Task prompt » Copy exactly, and only, the lines below from the first through the one containing "import pandas as pd", both included; pictures are omitted.

Data block »
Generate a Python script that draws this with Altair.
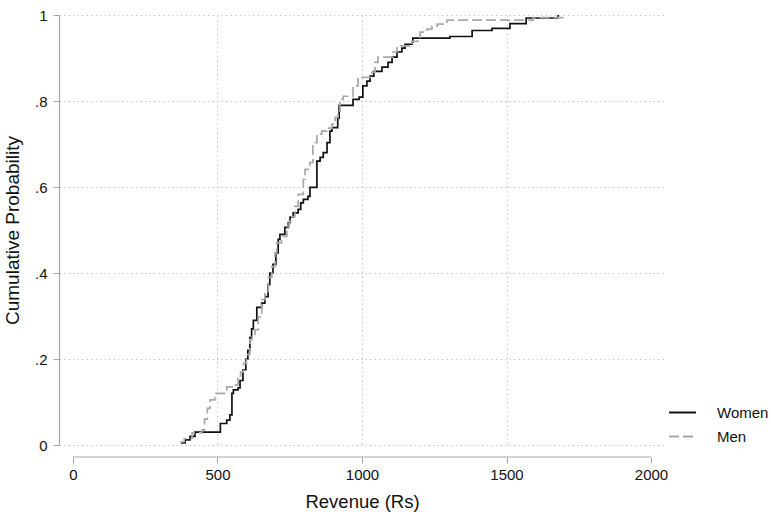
import altair as alt
import pandas as pd

women_revenue = [374, 388, 405, 422, 510, 532, 543, 550, 555, 571, 578, 588, 598, 605, 612, 618,
                 624, 636, 653, 664, 675, 681, 692, 702, 710, 716, 733, 745, 751, 762, 779, 788,
                 797, 813, 820, 844, 855, 866, 879, 889, 896, 916, 921, 969, 990, 1003, 1017,
                 1028, 1041, 1069, 1090, 1104, 1121, 1138, 1149, 1173, 1176, 1304, 1381, 1450,
                 1512, 1568, 1678]
women_cum_prob = [0.005, 0.012, 0.02, 0.03, 0.05, 0.058, 0.07, 0.12, 0.128, 0.133, 0.15, 0.175,
                  0.2, 0.22, 0.25, 0.27, 0.29, 0.32, 0.33, 0.345, 0.373, 0.40, 0.42, 0.447, 0.478,
                  0.49, 0.506, 0.517, 0.53, 0.54, 0.548, 0.563, 0.571, 0.578, 0.599, 0.66, 0.669,
                  0.68, 0.703, 0.73, 0.738, 0.76, 0.79, 0.804, 0.809, 0.835, 0.846, 0.858, 0.869,
                  0.879, 0.89, 0.902, 0.914, 0.923, 0.932, 0.937, 0.946, 0.950, 0.964, 0.969,
                  0.980, 0.993, 1.0]

men_revenue = [370, 385, 412, 446, 455, 465, 474, 491, 532, 555, 571, 580, 590, 600, 612, 620,
               630, 641, 653, 664, 676, 688, 699, 705, 722, 740, 748, 757, 768, 779, 797, 803,
               820, 830, 844, 861, 878, 896, 907, 917, 924, 935, 969, 986, 1034, 1045, 1055,
               1107, 1121, 1173, 1194, 1201, 1225, 1242, 1260, 1294, 1592, 1695]
men_cum_prob = [0.007, 0.015, 0.028, 0.035, 0.06, 0.085, 0.105, 0.12, 0.135, 0.14, 0.155, 0.17,
                0.19, 0.21, 0.245, 0.255, 0.268, 0.298, 0.338, 0.357, 0.39, 0.415, 0.447, 0.47,
                0.485, 0.508, 0.52, 0.531, 0.555, 0.583, 0.618, 0.641, 0.657, 0.703, 0.723, 0.73,
                0.737, 0.746, 0.762, 0.774, 0.804, 0.811, 0.835, 0.855, 0.867, 0.89, 0.902,
                0.914, 0.928, 0.939, 0.944, 0.960, 0.967, 0.974, 0.979, 0.988, 0.994, 1.0]

groups = ["Women", "Men"]
x_ticks = [0, 500, 1000, 1500, 2000]
y_ticks = [0, 0.2, 0.4, 0.6, 0.8, 1.0]
y_tick_labels = ["0", ".2", ".4", ".6", ".8", "1"]

df = pd.concat([
    pd.DataFrame({"revenue": women_revenue, "prob": women_cum_prob, "group": groups[0]}),
    pd.DataFrame({"revenue": men_revenue, "prob": men_cum_prob, "group": groups[1]}),
], ignore_index=True)

axis_df = pd.DataFrame({"x0": [x_ticks[0]], "x1": [x_ticks[-1]]})

FONT = "Liberation Sans"
W, H = 606, 430
AXIS_GRAY = "#a6a6a6"
GRID_GRAY = "#c8c8c8"

label_map = "{" + ",".join(f"'{v:.1f}':'{t}'" for v, t in zip(y_ticks, y_tick_labels)) + "}"

x_scale = alt.Scale(domain=[-48.4, 2048.4], nice=False, zero=False)
y_scale = alt.Scale(domain=[0, 1], nice=False, zero=False)

leg = alt.Legend(
    orient="none", legendX=609, legendY=383, symbolType="stroke", symbolSize=729,
    symbolStrokeWidth=1.8, labelFontSize=15, labelFont=FONT, labelColor="#111111",
    labelOffset=20, rowPadding=1,
)

lines = alt.Chart(df).mark_line(interpolate="step-after", strokeWidth=1.7).encode(
    x=alt.X("revenue:Q", scale=x_scale, title="Revenue (Rs)",
            axis=alt.Axis(values=x_ticks, format="d", domain=False, offset=12, tickSize=6,
                          tickColor=AXIS_GRAY, labelPadding=4, labelFontSize=15,
                          titlePadding=10, titleFontSize=18.5, grid=True,
                          gridOpacity=alt.condition("datum.value == 0 || datum.value == 2000",
                                                    alt.value(0), alt.value(1)))),
    y=alt.Y("prob:Q", scale=y_scale, title="Cumulative Probability",
            axis=alt.Axis(values=y_ticks, format=".1f", labelExpr=f"{label_map}[datum.label]",
                          domain=True, domainColor=AXIS_GRAY, domainWidth=1.2, tickSize=6,
                          tickColor=AXIS_GRAY, labelPadding=6, labelFontSize=15,
                          titlePadding=12, titleFontSize=19, grid=True)),
    color=alt.Color("group:N", title=None,
                    scale=alt.Scale(domain=groups, range=["#111111", "#a8a8a8"]), legend=leg),
    strokeDash=alt.StrokeDash("group:N", title=None,
                              scale=alt.Scale(domain=groups, range=[[1, 0], [10, 4]]), legend=leg),
)

x_axis_line = alt.Chart(axis_df).mark_rule(color=AXIS_GRAY, strokeWidth=1.2).encode(
    x=alt.X("x0:Q", scale=x_scale), x2="x1:Q", y=alt.value(H + 12)
)

chart = alt.layer(x_axis_line, lines).properties(
    width=W, height=H,
    autosize=alt.AutoSizeParams(type="none"),
    padding={"left": 59, "top": 15, "right": 106, "bottom": 67},
    background="white",
).configure_view(stroke=None).configure_axis(
    labelFont=FONT, titleFont=FONT, labelColor="#111111", titleColor="#111111",
    titleFontWeight="normal", gridColor=GRID_GRAY, gridDash=[1.5, 3],
    gridWidth=1, labelAngle=0,
)

chart.save("out.html", embed_options={"renderer": "svg", "actions": False})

Problem solution »
Generate a Python script that draws this with Altair.
import altair as alt
import pandas as pd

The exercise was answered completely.